Try unusual shapes too, Max California has a tutorial for a fun dripping pocket for example.   I save inspiration for fun pockets on my pinterest like this and this.    There are tons of ideas out there!

This is another example of Fun Stitching, I used an "x" shaped stitch to topstitch the pocket shape.  

Hope that gives you some inspiration to add fun details!  

Here are the finished shorts:

Sunday, June 4, 2017

Swimwear sewing!


Levi needed new swimwear (again) and I found a good deal on fabric so bought a bunch.  I was also offered the opportunity to test a couple sewing patterns from Made By Jack's Mum, one of my favorite pattern designers.   I used the Sunshine Romper for the one-piece suits and the Reef Beach Rashie  for the tops.    For the jammers, I used a pattern from Ottobre, from the Summer 2016 issue.  And lastly, for the speedos, I used a free pattern from Boo! Designs.

This is the Sunshine Romper with some modifications as requested by Levi.   First I chopped off the sleeves and hemmed the arm opening, making it sleeveless.   I used the regular neck band piece to make the neck band and brought the zip right up to the top of it.   I used a fold over method on the zip guard to protect his chin from the toggle.   I like this method best because it gives full coverage and a nice looking finish, and its not difficult or fiddly to do.

This is the basic version of the Reef Beach Rashie and Ottobre jammers.   I appliqued "swim" and added a freezer paper stencil for the shadow, because I can't leave anything plain! 

Super basic ottobre jammers, I got rid of the side stripe here and made them extra tight "so they don't fall off when I dive mom".    

This is the Sunshine romper with a little bit of modification for the zipper.  I added a chin guard at the top of the zip guard by lengthening it a little bit and folding it over the top of the zipper.  This keeps the "stopper" from rubbing his chin.   I also used the pattern piece for the non-zip style giving it square edges at the opening of the zip.     He picked this fabric, and its awfully crazy but I will easily be able to spot him on the beach!     I love that its full coverage for minimal sunscreen use, but the pattern also comes in 3/4 and short lengths for sleeves and legs.

These are the Boo!
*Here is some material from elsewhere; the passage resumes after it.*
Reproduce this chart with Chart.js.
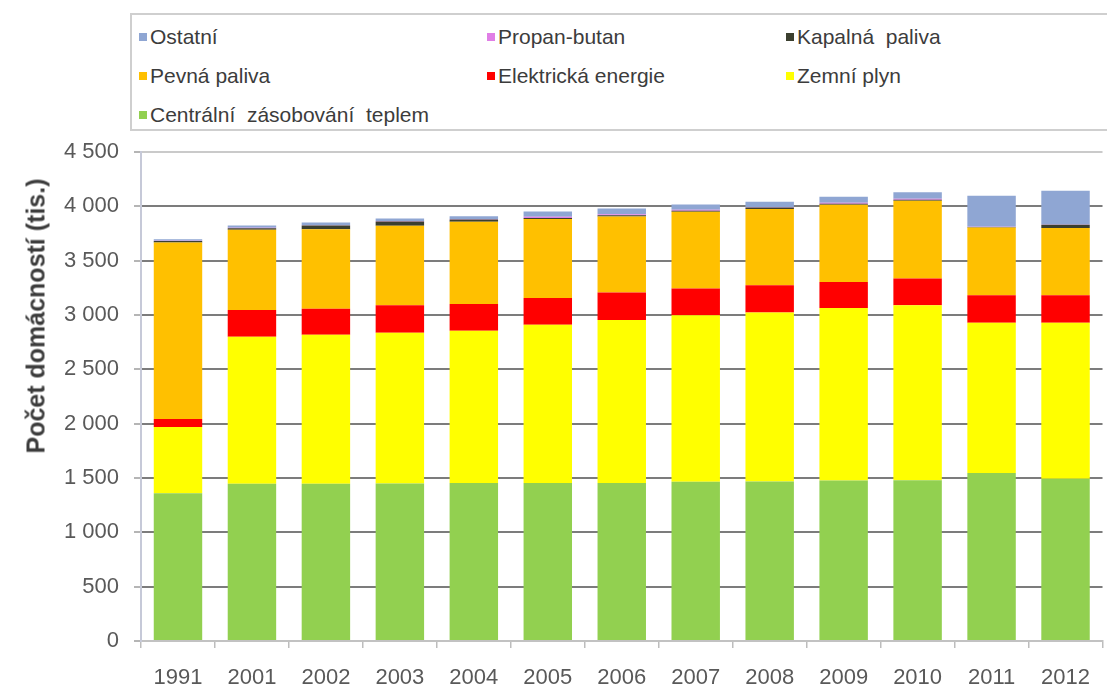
<!DOCTYPE html>
<html>
<head>
<meta charset="utf-8">
<script src="https://cdn.jsdelivr.net/npm/chart.js@4.4.1/dist/chart.umd.min.js"></script>
<style>
    body { margin: 0; background: #fff; }
    #wrap { position: relative; width: 1107px; height: 690px; overflow: hidden; font-family: "Liberation Sans", Arial, sans-serif; }
    #myChart { position: absolute; left: 0; top: 0; }
    #legendBox { position: absolute; left: 130px; top: 13px; width: 1000px; height: 118px; box-sizing: border-box; border: 2px solid #cfcfcf; background: #fff; }
    .leg-item { position: absolute; font-size: 21px; color: #3c3c3c; white-space: pre; line-height: 24px; }
    .leg-item span { display: inline-block; width: 8px; height: 8px; margin-right: 3px; vertical-align: 3px; }
    #yTitle { position: absolute; left: 36px; top: 316px; transform: translate(-50%, -50%) rotate(-90deg); font-size: 25px; font-weight: bold; color: #3c3c3c; white-space: nowrap; }
</style>
</head>
<body>
<div id="wrap">
    <canvas id="myChart" width="1107" height="690"></canvas>
    <div id="legendBox"></div>
    <div id="yTitle">Počet domácností (tis.)</div>
</div>
<script>
// roky
const years = ['1991', '2001', '2002', '2003', '2004', '2005', '2006', '2007', '2008', '2009', '2010', '2011', '2012'];

// pocet domacnosti (tis.) podle zpusobu vytapeni
const centralni = [1360, 1446, 1448, 1450, 1453, 1455, 1455, 1465, 1468, 1477, 1480, 1545, 1492];
const zemniPlyn = [609, 1354, 1370, 1387, 1402, 1456, 1498, 1532, 1554, 1587, 1609, 1384, 1437];
const elektricka = [74, 246, 240, 252, 246, 246, 253, 246, 252, 240, 246, 252, 252];
const pevnaPaliva = [1625, 738, 732, 732, 757, 726, 701, 707, 701, 711, 717, 625, 619];
const kapalnaPaliva = [12, 15, 34, 40, 20, 10, 10, 10, 15, 8, 8, 4, 30];
const propanButan = [3, 5, 3, 3, 5, 10, 10, 8, 5, 10, 10, 2, 3];
const ostatni = [15, 20, 25, 25, 25, 50, 54, 50, 48, 56, 59, 286, 311];

const yTicks = [0, 500, 1000, 1500, 2000, 2500, 3000, 3500, 4000, 4500];

const series = [
    { label: 'Centrální  zásobování  teplem', data: centralni, color: '#92d050' },
    { label: 'Zemní plyn', data: zemniPlyn, color: '#ffff00' },
    { label: 'Elektrická energie', data: elektricka, color: '#ff0000' },
    { label: 'Pevná paliva', data: pevnaPaliva, color: '#ffc000' },
    { label: 'Kapalná  paliva', data: kapalnaPaliva, color: '#3b3f2f' },
    { label: 'Propan-butan', data: propanButan, color: '#e07ee6' },
    { label: 'Ostatní', data: ostatni, color: '#8fa6d3' }
];

const fmt = (v) => {
    if (v < 1000) return String(v);
    return Math.floor(v / 1000) + ' ' + String(v % 1000).padStart(3, '0');
}

// legenda - 3 sloupce, obracene poradi
const renderLegend = () => {
    const cols = [137, 485, 784];
    const rows = [23, 62, 101];
    let html = '';
    series.slice().reverse().map((s, i) => {
        const x = cols[i % 3] - 130;
        const y = rows[Math.floor(i / 3)] - 13;
        html += '<div class="leg-item" style="left:' + x + 'px;top:' + y + 'px"><span style="background:' + s.color + '"></span>' + s.label + '</div>';
    })
    document.getElementById('legendBox').innerHTML = html;
}
renderLegend();

var ctx = document.getElementById('myChart').getContext('2d');
new Chart(ctx, {
    type: 'bar',
    data: {
        labels: years,
        datasets: series.map(s => ({
            label: s.label,
            data: s.data,
            backgroundColor: s.color,
            borderWidth: 0,
            barPercentage: 0.655,
            categoryPercentage: 1
        }))
    },
    options: {
        responsive: false,
        animation: false,
        devicePixelRatio: 1,
        layout: { padding: { top: 152, left: 0, right: 0, bottom: 0 } },
        plugins: {
            legend: { display: false },
            tooltip: { enabled: false }
        },
        scales: {
            x: {
                stacked: true,
                offset: true,
                grid: {
                    offset: true,
                    drawOnChartArea: false,
                    drawTicks: true,
                    tickLength: 7,
                    color: '#bdbdbd',
                    lineWidth: 1.5
                },
                border: { color: '#c2c2c2', width: 2 },
                ticks: {
                    color: '#595959',
                    padding: 17,
                    maxRotation: 0,
                    font: { family: '"Liberation Sans", Arial', size: 22 }
                },
                afterFit: (scale) => { scale.height = 49; }
            },
            y: {
                stacked: true,
                min: 0,
                max: 4500,
                afterBuildTicks: (scale) => { scale.ticks = yTicks.map(v => ({ value: v })); },
                grid: {
                    color: (c) => {
                        if (c.tick && c.tick.value === 4500) return '#cacaca';
                        if (c.tick && c.tick.value === 0) return '#c2c2c2';
                        return '#7c7c7c';
                    },
                    lineWidth: 2,
                    tickLength: 7,
                    tickColor: '#b5b5b5'
                },
                border: { color: '#c6c9d8', width: 2 },
                ticks: {
                    color: '#595959',
                    padding: 15,
                    font: { family: '"Liberation Sans", Arial', size: 22 },
                    callback: (v) => fmt(v)
                },
                afterFit: (scale) => { scale.width = 141; }
            }
        }
    }
});
</script>
</body>
</html>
Design speedos, perfect for swim team (and using scraps) 

This is the Reef Beach Rashie and Ottobre jammers.   Here I mostly stuck with the pattern for the construction of the neckline, but did add the fold over zip guard.    The patterns curved neck piece makes it a bit tricky to get things even.   This is my favorite fabric, but not great for the ocean because blue is hard to see in the water!  

I still have more fabric to use, but this should keep him swimming for a while!